In sum, from 1980 to today, antitrust was triply depoliticized. First, courts treated the body of antitrust laws as if they were designed only to serve consumer welfare, not growth and abuses of political power in the private realm. Second, practitioners of antitrust–prosecutors, judges, and law professors–depoliticized their own roles, allowing technically trained economists to make the big judgements about what society should look like. They deferred to professional elite economists, whose jargon is complicated and whose claims to special knowledge make it hard for people to feel comfortable challenging them. Giving economists the final say also allowed practitioners to avoid responsibility and to treat decisions as if they were required by abstract laws instead of as hard political decisions that shape power in society. Third, and most bizarrely, these same practitioners treated antitrust as if it were a job for courts, not Congress.

We are in the early stages of a major battle to reinvigorate the anti-monopoly movement. There are huge toolboxes of existing laws that can be enforced right now; a lot of bad Supreme Court precedents that can be overturned by congress; and new laws that need to be passed to address weaknesses in the old laws and new obstacles. The new antitrust era, to meet the crisis of concentration we now face, will require us to do all three.

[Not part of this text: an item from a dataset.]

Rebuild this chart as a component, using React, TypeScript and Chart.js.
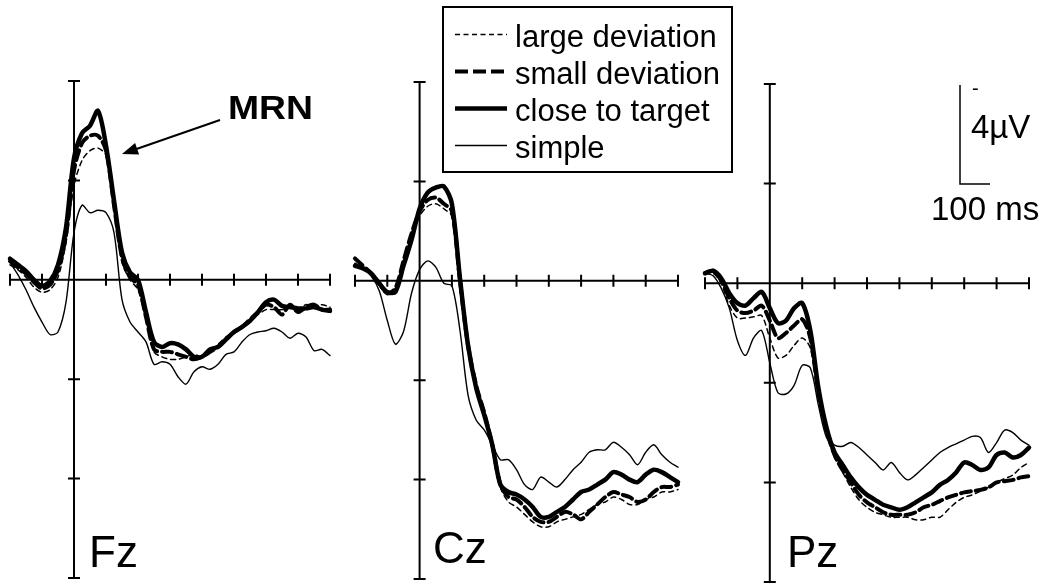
import React, { useEffect, useRef } from "react";
import { Chart, registerables } from "chart.js";

Chart.register(...registerables);

// Time axis (ms, response at 0) and tick positions
const times = [
  -200, -175, -150, -125, -100, -75, -50, -25, 0, 25, 50, 75, 100, 125, 150, 175, 200, 225, 250, 275, 300,
  325, 350, 375, 400, 425, 450, 475, 500, 525, 550, 575, 600, 625, 650, 675, 700, 725, 750, 775, 800,
];
const timeTicks = [-200, -100, 0, 100, 200, 300, 400, 500, 600, 700, 800];
const voltTicks = [-8, -4, 0, 4, 8, 12];

const conditions = ["large deviation", "small deviation", "close to target", "simple"];
const electrodes = ["Fz", "Cz", "Pz"];

// Grand-average amplitudes in µV (negative plotted upward)
const fzLarge = [-0.6, -0.4, -0.1, 0.3, 0.5, 0.4, -0.1, -1.5, -3.8, -4.8, -5.2, -5.3, -5.0, -2.8, -0.7, 0.0, 0.4, 1.6, 2.9, 3.1, 3.2, 3.2, 3.1, 3.0, 3.1, 2.9, 2.6, 2.3, 2.1, 1.9, 1.6, 1.4, 1.2, 1.2, 1.2, 1.1, 1.2, 1.0, 1.1, 1.0, 1.1];
const fzSmall = [-0.75, -0.5, -0.25, 0.1, 0.35, 0.2, -0.4, -1.8, -4.4, -5.5, -5.8, -5.8, -5.2, -3.0, -0.9, -0.1, 0.2, 1.5, 2.8, 2.9, 2.9, 3.0, 3.1, 3.2, 3.1, 2.9, 2.7, 2.4, 2.1, 1.9, 1.6, 1.3, 1.0, 1.1, 1.4, 1.0, 1.3, 1.1, 1.0, 1.2, 1.2];
const fzClose = [-0.85, -0.6, -0.35, 0.0, 0.25, 0.05, -0.6, -2.1, -4.9, -5.9, -6.2, -6.8, -5.4, -3.2, -1.1, -0.3, 0.0, 1.3, 2.5, 2.7, 2.55, 2.6, 2.8, 3.1, 3.1, 2.8, 2.7, 2.4, 2.1, 1.9, 1.65, 1.3, 0.9, 0.8, 1.05, 1.1, 1.15, 1.15, 1.1, 1.2, 1.25];
const fzSimple = [-0.7, -0.2, 0.4, 1.1, 1.7, 2.2, 2.1, 0.9, -1.9, -3.0, -2.7, -2.8, -2.7, -1.9, 0.8, 1.7, 2.1, 2.5, 3.4, 3.3, 3.4, 3.9, 4.2, 3.7, 3.5, 3.6, 3.4, 3.0, 2.9, 2.5, 2.2, 2.1, 2.05, 1.95, 2.1, 2.35, 2.15, 2.3, 2.85, 2.8, 3.05];

const czLarge = [-0.7, -0.5, -0.2, 0.2, 0.55, 0.3, -0.7, -1.7, -2.6, -3.0, -3.1, -2.9, -2.6, 0.1, 2.7, 4.3, 5.4, 6.7, 8.3, 8.9, 9.1, 9.4, 9.7, 9.9, 9.9, 9.7, 9.6, 9.5, 9.4, 9.2, 9.0, 8.9, 8.7, 8.8, 9.0, 9.0, 8.8, 8.7, 8.5, 8.5, 8.4];
const czSmall = [-0.9, -0.6, -0.3, 0.1, 0.5, 0.3, -0.8, -1.9, -2.8, -3.25, -3.35, -3.1, -2.8, 0.0, 2.6, 4.2, 5.3, 6.6, 8.2, 8.7, 8.8, 9.1, 9.5, 9.7, 9.7, 9.5, 9.3, 9.4, 9.6, 9.3, 9.0, 8.7, 8.5, 8.6, 8.7, 8.9, 8.8, 8.5, 8.3, 8.3, 8.2];
const czClose = [-0.6, -0.5, -0.3, 0.1, 0.45, 0.45, -0.6, -1.65, -2.9, -3.55, -3.75, -3.8, -3.1, -0.1, 2.6, 4.3, 5.4, 6.6, 8.2, 8.5, 8.6, 8.8, 9.1, 9.5, 9.5, 9.3, 9.1, 8.8, 8.5, 8.4, 8.2, 8.0, 7.7, 7.8, 8.0, 8.1, 7.8, 7.6, 7.7, 7.9, 8.1];
const czSimple = [-0.7, -0.5, -0.2, 0.4, 1.6, 2.55, 2.05, 0.5, -0.45, -0.8, -0.55, 0.1, 0.2, 2.0, 4.6, 5.6, 6.0, 6.6, 7.2, 7.2, 7.6, 8.2, 8.4, 7.9, 8.1, 8.3, 8.0, 7.6, 7.3, 6.9, 6.8, 6.8, 6.5, 6.7, 7.0, 7.4, 6.9, 6.6, 7.0, 7.3, 7.5];

const pzLarge = [-0.4, -0.4, 0.0, 0.9, 1.4, 1.4, 1.35, 1.3, 2.2, 3.0, 2.9, 2.5, 2.2, 2.6, 4.6, 6.0, 7.0, 7.6, 8.2, 8.7, 9.0, 9.2, 9.3, 9.4, 9.4, 9.4, 9.5, 9.5, 9.4, 9.4, 9.1, 8.8, 8.6, 8.5, 8.35, 8.2, 8.0, 7.85, 7.7, 7.4, 7.2];
const pzSmall = [-0.4, -0.5, -0.1, 0.6, 1.1, 1.2, 1.1, 0.9, 1.5, 2.2, 2.0, 1.7, 1.45, 2.2, 4.4, 5.9, 6.9, 7.5, 8.0, 8.5, 8.8, 9.0, 9.2, 9.3, 9.3, 9.3, 9.2, 9.0, 8.9, 8.75, 8.6, 8.5, 8.4, 8.35, 8.3, 8.2, 8.0, 7.95, 7.9, 7.8, 7.75];
const pzClose = [-0.4, -0.5, -0.2, 0.4, 0.8, 0.9, 0.6, 0.35, 1.0, 1.6, 1.5, 1.0, 0.8, 1.9, 4.2, 5.8, 6.8, 7.3, 7.8, 8.2, 8.5, 8.7, 8.9, 9.0, 9.1, 9.0, 8.8, 8.6, 8.4, 8.1, 7.9, 7.6, 7.2, 7.3, 7.5, 7.4, 6.9, 6.8, 7.0, 6.9, 6.6];
const pzSimple = [-0.4, -0.3, 0.2, 1.0, 2.3, 2.9, 2.2, 1.9, 3.2, 4.4, 4.45, 4.1, 3.3, 3.4, 4.9, 6.2, 6.5, 6.55, 6.4, 6.6, 6.9, 7.2, 7.5, 7.2, 7.6, 7.9, 7.7, 7.4, 7.1, 6.8, 6.6, 6.45, 6.3, 6.15, 6.2, 6.8, 6.4, 5.9, 6.0, 6.3, 6.5];

const panelSeries = [
  [fzLarge, fzSmall, fzClose, fzSimple],
  [czLarge, czSmall, czClose, czSimple],
  [pzLarge, pzSmall, pzClose, pzSimple],
];

// Line appearance per condition
const lineStyles = [
  { width: 1.5, dash: [5, 4], order: 2 },
  { width: 4, dash: [10, 5], order: 1 },
  { width: 4.5, dash: [] as number[], order: 0 },
  { width: 1.4, dash: [] as number[], order: 3 },
];

// Plot areas of the three electrode panels (page pixels)
const PAD = 12;
const panelBoxes = [
  { left: 10, right: 330, top: 81, bottom: 578 },
  { left: 355, right: 678, top: 82, bottom: 579 },
  { left: 705, right: 1029, top: 84, bottom: 582 },
];
const labelPos = [
  { x: 89, y: 567 },
  { x: 433, y: 563 },
  { x: 787, y: 567 },
];

const FONT = "'Liberation Sans', Arial, Helvetica, sans-serif";

// Axes crossing at (0 ms, 0 µV) with ticks through the line
const crossedAxes = {
  id: "crossedAxes",
  beforeDatasetsDraw(chart: any) {
    const { ctx } = chart;
    const xs = chart.scales.x;
    const ys = chart.scales.y;
    const x0 = xs.getPixelForValue(0);
    const y0 = ys.getPixelForValue(0);
    const t = 6;
    ctx.save();
    ctx.strokeStyle = "#000";
    ctx.lineWidth = 2;
    ctx.beginPath();
    ctx.moveTo(xs.getPixelForValue(timeTicks[0]), y0);
    ctx.lineTo(xs.getPixelForValue(timeTicks[timeTicks.length - 1]), y0);
    ctx.moveTo(x0, ys.getPixelForValue(voltTicks[0]));
    ctx.lineTo(x0, ys.getPixelForValue(voltTicks[voltTicks.length - 1]));
    for (const tv of timeTicks) {
      const px = xs.getPixelForValue(tv);
      ctx.moveTo(px, y0 - t);
      ctx.lineTo(px, y0 + t);
    }
    for (const vv of voltTicks) {
      const py = ys.getPixelForValue(vv);
      ctx.moveTo(x0 - t, py);
      ctx.lineTo(x0 + t, py);
    }
    ctx.stroke();
    ctx.restore();
  },
};

function ErpPanel({ index }: { index: number }) {
  const ref = useRef<HTMLCanvasElement | null>(null);
  const box = panelBoxes[index];
  const w = box.right - box.left + 2 * PAD;
  const h = box.bottom - box.top + 2 * PAD;

  useEffect(() => {
    if (!ref.current) return;
    const series = panelSeries[index];
    const chart = new Chart(ref.current, {
      type: "line",
      data: {
        datasets: series.map((vals, i) => ({
          label: conditions[i],
          data: times.map((t, k) => ({ x: t, y: vals[k] })),
          borderColor: "#000",
          backgroundColor: "#000",
          borderWidth: lineStyles[i].width,
          borderDash: lineStyles[i].dash,
          borderCapStyle: "round",
          borderJoinStyle: "round",
          pointRadius: 0,
          tension: 0.3,
          fill: false,
          clip: PAD,
          order: lineStyles[i].order,
        })),
      },
      options: {
        responsive: false,
        animation: false,
        devicePixelRatio: 1,
        events: [],
        layout: { padding: PAD },
        scales: {
          x: { type: "linear", min: timeTicks[0], max: timeTicks[timeTicks.length - 1], display: false },
          y: {
            type: "linear",
            min: voltTicks[0],
            max: voltTicks[voltTicks.length - 1],
            reverse: true,
            display: false,
          },
        },
        plugins: { legend: { display: false }, tooltip: { enabled: false } },
      } as any,
      plugins: [crossedAxes],
    });
    return () => chart.destroy();
  }, [index]);

  return (
    <canvas
      ref={ref}
      width={w}
      height={h}
      style={{ position: "absolute", left: box.left - PAD, top: box.top - PAD, width: w, height: h }}
    />
  );
}

const legendSamples = [
  { width: 1.4, dash: "5 3.5" },
  { width: 4, dash: "13 5" },
  { width: 4.5, dash: "" },
  { width: 1.5, dash: "" },
];

export default function App() {
  return (
    <div
      style={{
        position: "absolute",
        left: 0,
        top: 0,
        width: 1046,
        height: 584,
        background: "#fff",
        overflow: "hidden",
      }}
    >
      {electrodes.map((_, i) => (
        <ErpPanel key={i} index={i} />
      ))}
      <svg
        width={1046}
        height={584}
        style={{ position: "absolute", left: 0, top: 0, pointerEvents: "none" }}
        fontFamily={FONT}
      >
        {/* electrode labels */}
        {electrodes.map((name, i) => (
          <text key={name} x={labelPos[i].x} y={labelPos[i].y} fontSize={44} fill="#000">
            {name}
          </text>
        ))}

        {/* legend */}
        <rect x={443} y={7} width={289} height={165} fill="none" stroke="#000" strokeWidth={2} />
        {conditions.map((c, i) => (
          <g key={c}>
            <line
              x1={455}
              x2={507}
              y1={34.5 + i * 37}
              y2={34.5 + i * 37}
              stroke="#000"
              strokeWidth={legendSamples[i].width}
              strokeDasharray={legendSamples[i].dash || undefined}
            />
            <text x={515} y={47 + i * 37} fontSize={31} fill="#000">
              {c}
            </text>
          </g>
        ))}

        {/* MRN annotation */}
        <text x={228} y={119} fontSize={34} fontWeight="bold" fill="#000" textLength={85} lengthAdjust="spacingAndGlyphs">
          MRN
        </text>
        <line x1={220} y1={120} x2={135} y2={149.5} stroke="#000" strokeWidth={2} />
        <polygon points="122,154 139.1,154.4 135.1,143.1" fill="#000" />

        {/* calibration bar */}
        <polyline points="960,85 960,184 990,184" fill="none" stroke="#000" strokeWidth={1.5} />
        <text x={972} y={95} fontSize={20} fill="#000">
          -
        </text>
        <text x={971} y={138} fontSize={33} fill="#000">
          4µV
        </text>
        <text x={931} y={220} fontSize={33} fill="#000">
          100 ms
        </text>
      </svg>
    </div>
  );
}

The Federal Trade Commission–right now– can also play a critical role in changing basic competition rules. As Sandeep Vaheesan argued in a significant article in 2017, the FTC has substantial power, to define the scope of federal laws. Congress, anticipating changing business practices and changing methods of unfairness, purposefully gave the FTC the power to define “unfair methods of competition.” Executive agencies have enormous discretion to act, as Vaheesan points out, the FTC can and should change merger law by making mergers presumptively illegal in competitive markets, and should lay out particular clear, bright line rules–like speed limits– against certain kinds of “vertical” behavior, like when Tyson forces farmers to use building firms it prefers.

The next president (Biden), in particular will have outsized power when it comes to antitrust; she (or he) can unilaterally promulgate new merger rules, directing the FTC to adopt clear guidelines that declare that it will oppose mergers of a certain size and percentage of the market. The new guidelines for the Department of Justice and the FTC can adopt the posture that policing conduct violations is a top priority. They can strongly signal that they won’t stand for a few small changes, but will require structural reorganization.

Even with strong enforcement, we need new laws. Congress should start by overturning all the bad decisions made by Reagan judges. That alone would serve to sharpen the swords of the laws already on the books.

When people are allowed to amass great pools of capital, one of two things happens; The logic of investment overcomes the moral sensibilities of the people who hold the investments, and the investments agents’ instructions to maximize profit sever the moral relationships between people and their impact on the world. Or the logic of power overcomes the moral sensitivities of those who hold too much power, and they start governing from a place of whimsy and self-importance, disconnected from human reality and unable to honestly perceive the world over which they trample. Both outcomes lead to destruction, instability, and cruelty.

For today’s neoliberal economist, market freedom does not mean moral action or thought in the commercial realm, it only frees the buyer and seller from state interference; the only morality in a market lies in cheaper consumer goods. Efficiency has become more than a value, it’s become something approaching an unhealthy, elite obsession.

As (Langston) Hughes understood, the biggest, most powerful dream of America, the one we can’t forget, the one that underpins the right to eat, breathe clean air, have dignity, is the dream that people, not kings or lords or dukes, should govern themselves. The basic dream of America is the fight against illegitimate power. Money is not a legitimate source of political power. The only source of legitimate power over others–the power to imprison, the power to tax, the power to make decisions–flows from we the people.